begin Supplied information

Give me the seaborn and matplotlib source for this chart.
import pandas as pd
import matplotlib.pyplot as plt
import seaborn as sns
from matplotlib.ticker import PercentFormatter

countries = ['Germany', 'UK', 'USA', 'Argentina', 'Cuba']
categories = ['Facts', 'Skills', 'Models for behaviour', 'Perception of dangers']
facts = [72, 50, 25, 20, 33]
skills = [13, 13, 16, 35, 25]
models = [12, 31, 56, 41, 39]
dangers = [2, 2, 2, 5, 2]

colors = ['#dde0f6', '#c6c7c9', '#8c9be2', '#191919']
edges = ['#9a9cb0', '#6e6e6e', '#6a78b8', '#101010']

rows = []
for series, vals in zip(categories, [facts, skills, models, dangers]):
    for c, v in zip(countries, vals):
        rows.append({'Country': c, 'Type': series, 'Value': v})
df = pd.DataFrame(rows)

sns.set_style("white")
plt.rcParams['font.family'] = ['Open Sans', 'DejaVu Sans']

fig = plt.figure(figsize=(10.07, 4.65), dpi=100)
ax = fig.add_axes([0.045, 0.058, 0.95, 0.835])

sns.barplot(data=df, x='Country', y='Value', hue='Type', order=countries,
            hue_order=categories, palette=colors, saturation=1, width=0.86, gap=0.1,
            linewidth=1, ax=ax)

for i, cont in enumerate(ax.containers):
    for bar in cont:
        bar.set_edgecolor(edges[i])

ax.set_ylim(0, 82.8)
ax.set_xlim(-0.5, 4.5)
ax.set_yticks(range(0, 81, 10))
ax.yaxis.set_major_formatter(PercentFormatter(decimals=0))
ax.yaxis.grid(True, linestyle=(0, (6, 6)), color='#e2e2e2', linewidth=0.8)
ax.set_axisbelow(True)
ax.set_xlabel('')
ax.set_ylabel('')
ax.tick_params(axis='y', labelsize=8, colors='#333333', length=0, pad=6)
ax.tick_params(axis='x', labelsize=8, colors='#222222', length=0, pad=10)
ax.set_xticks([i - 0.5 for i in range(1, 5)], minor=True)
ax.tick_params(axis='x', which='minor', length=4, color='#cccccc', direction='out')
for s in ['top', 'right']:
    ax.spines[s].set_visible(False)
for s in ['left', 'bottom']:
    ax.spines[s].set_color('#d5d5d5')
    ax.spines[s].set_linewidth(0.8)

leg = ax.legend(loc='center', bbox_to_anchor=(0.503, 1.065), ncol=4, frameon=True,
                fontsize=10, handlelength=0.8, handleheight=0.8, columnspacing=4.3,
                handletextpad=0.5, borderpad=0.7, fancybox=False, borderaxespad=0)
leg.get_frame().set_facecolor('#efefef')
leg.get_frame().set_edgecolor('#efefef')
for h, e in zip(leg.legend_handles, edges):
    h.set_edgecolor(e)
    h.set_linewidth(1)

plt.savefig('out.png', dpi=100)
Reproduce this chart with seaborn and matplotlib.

end Supplied information

* **Your objective**: Beginning at the first line above, repeat exactly until the line containing "from matplotlib.ticker import", which is included.

* **Written solution**:
Give me the seaborn and matplotlib source for this chart.
import pandas as pd
import matplotlib.pyplot as plt
import seaborn as sns
from matplotlib.ticker import PercentFormatter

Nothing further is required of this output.